(Raw records)
----
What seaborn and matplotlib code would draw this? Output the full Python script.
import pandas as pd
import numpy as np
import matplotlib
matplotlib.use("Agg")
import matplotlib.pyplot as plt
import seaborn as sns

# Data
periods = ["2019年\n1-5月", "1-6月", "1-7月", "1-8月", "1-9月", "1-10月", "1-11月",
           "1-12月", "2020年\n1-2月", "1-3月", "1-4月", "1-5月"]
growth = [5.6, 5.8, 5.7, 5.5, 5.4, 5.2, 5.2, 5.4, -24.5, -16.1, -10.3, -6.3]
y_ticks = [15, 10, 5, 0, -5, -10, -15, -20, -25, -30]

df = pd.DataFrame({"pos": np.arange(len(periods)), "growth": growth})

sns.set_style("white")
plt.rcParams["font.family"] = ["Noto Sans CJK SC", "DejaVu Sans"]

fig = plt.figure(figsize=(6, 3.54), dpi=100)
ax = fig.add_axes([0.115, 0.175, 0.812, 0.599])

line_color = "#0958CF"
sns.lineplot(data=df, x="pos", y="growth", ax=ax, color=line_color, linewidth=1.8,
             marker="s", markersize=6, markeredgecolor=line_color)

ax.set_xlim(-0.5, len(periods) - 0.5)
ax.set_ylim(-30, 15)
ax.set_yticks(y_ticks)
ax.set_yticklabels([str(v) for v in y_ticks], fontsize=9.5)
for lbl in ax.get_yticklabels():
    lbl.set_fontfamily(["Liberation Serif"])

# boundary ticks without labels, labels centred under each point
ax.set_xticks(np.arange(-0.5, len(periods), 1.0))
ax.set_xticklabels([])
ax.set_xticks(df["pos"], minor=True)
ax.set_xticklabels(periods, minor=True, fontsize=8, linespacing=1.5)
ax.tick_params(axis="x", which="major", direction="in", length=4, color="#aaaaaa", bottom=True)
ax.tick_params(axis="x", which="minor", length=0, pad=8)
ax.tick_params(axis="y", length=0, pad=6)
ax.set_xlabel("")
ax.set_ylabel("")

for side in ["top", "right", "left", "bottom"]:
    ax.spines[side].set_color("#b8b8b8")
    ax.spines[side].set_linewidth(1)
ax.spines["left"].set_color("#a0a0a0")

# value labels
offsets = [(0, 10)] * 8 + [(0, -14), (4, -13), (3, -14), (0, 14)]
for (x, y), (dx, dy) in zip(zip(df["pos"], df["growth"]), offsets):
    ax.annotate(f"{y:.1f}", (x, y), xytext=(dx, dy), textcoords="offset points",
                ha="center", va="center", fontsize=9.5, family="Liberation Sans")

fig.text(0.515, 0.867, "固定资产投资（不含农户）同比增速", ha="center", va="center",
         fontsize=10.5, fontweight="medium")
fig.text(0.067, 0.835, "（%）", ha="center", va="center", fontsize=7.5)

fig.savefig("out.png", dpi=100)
----
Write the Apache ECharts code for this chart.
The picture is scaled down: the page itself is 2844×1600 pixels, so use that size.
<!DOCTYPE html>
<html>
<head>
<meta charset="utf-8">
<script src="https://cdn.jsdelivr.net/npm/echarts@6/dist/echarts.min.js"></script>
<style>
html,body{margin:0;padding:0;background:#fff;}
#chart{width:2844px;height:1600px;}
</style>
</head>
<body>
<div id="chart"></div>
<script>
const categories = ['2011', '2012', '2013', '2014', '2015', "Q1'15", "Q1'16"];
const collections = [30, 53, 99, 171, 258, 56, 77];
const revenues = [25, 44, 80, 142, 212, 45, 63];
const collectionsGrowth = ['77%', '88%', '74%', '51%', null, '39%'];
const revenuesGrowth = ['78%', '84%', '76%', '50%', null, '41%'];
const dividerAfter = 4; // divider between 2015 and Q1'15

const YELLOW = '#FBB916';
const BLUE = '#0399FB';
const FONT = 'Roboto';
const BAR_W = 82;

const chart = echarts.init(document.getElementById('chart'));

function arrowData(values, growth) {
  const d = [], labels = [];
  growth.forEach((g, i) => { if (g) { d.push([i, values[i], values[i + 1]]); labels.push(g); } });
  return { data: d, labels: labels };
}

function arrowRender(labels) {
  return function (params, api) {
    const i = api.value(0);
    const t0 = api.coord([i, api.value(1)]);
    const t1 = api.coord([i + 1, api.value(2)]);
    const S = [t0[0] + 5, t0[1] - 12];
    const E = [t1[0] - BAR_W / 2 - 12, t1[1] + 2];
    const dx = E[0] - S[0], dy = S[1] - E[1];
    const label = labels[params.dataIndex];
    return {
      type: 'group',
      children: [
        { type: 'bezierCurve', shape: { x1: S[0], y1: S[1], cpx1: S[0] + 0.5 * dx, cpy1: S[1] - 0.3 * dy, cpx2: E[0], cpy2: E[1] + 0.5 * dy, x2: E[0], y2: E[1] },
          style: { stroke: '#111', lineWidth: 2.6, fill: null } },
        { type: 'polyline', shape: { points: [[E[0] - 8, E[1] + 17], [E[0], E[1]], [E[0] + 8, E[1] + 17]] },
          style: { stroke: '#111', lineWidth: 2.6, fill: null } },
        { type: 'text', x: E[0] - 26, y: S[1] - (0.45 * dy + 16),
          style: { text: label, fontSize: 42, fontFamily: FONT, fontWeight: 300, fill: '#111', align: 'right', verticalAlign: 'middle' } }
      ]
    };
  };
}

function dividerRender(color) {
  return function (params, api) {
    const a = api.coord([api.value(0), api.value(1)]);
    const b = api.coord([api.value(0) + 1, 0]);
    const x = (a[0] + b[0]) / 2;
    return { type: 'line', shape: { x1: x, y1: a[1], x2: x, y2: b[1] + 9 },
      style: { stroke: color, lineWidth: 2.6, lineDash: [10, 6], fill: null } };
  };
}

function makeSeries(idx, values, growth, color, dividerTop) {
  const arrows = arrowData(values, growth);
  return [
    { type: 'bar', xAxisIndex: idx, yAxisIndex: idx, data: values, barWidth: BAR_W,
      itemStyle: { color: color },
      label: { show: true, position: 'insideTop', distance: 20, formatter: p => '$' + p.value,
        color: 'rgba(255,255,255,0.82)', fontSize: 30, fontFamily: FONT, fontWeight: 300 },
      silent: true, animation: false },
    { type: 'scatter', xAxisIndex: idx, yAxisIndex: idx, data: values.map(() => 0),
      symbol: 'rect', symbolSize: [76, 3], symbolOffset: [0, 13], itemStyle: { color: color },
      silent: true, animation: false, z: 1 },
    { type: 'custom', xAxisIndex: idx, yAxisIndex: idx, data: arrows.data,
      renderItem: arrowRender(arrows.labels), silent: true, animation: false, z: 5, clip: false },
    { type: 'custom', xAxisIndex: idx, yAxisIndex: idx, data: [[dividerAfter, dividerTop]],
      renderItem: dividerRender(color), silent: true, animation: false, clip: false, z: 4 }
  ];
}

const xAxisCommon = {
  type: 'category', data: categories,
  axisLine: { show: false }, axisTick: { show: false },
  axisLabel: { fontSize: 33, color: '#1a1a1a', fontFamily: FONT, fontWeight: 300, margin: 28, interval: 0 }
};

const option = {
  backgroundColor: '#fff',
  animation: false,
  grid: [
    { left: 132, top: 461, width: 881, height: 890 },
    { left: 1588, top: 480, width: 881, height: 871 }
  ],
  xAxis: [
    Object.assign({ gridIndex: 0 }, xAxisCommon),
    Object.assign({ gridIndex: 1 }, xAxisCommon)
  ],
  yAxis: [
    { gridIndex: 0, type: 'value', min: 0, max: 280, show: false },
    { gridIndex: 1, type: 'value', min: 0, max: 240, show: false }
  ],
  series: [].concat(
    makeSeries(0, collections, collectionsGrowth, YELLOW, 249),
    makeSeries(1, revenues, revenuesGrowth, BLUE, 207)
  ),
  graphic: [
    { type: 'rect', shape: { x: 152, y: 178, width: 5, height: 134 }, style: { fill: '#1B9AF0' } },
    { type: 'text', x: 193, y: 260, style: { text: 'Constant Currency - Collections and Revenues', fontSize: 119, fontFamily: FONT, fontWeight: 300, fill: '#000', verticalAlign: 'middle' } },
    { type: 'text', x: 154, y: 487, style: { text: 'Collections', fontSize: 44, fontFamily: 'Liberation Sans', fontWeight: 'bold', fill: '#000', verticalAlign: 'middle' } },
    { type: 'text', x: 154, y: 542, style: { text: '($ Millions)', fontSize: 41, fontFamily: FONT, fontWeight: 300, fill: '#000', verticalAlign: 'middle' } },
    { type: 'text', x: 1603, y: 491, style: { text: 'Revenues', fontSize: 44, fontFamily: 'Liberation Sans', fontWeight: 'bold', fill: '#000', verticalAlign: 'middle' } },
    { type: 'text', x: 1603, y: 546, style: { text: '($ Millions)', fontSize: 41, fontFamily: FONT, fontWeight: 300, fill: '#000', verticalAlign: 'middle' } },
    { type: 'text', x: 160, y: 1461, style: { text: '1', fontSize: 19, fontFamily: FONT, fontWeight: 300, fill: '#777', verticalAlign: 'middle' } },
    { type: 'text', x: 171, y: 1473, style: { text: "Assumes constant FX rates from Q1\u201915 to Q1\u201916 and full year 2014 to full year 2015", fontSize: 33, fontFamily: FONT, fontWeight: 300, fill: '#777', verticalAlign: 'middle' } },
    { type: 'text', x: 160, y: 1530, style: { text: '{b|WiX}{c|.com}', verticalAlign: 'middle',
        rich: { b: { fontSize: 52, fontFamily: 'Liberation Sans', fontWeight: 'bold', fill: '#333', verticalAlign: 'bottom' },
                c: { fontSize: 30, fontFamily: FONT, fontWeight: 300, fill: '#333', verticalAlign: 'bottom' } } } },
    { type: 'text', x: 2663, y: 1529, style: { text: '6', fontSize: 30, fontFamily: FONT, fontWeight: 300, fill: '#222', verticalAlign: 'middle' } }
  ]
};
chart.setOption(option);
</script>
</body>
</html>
----
WORK REQUIRED:
Report how many lines in the records above contain the word "script", giving only the number.

EXERCISE ANSWER:
4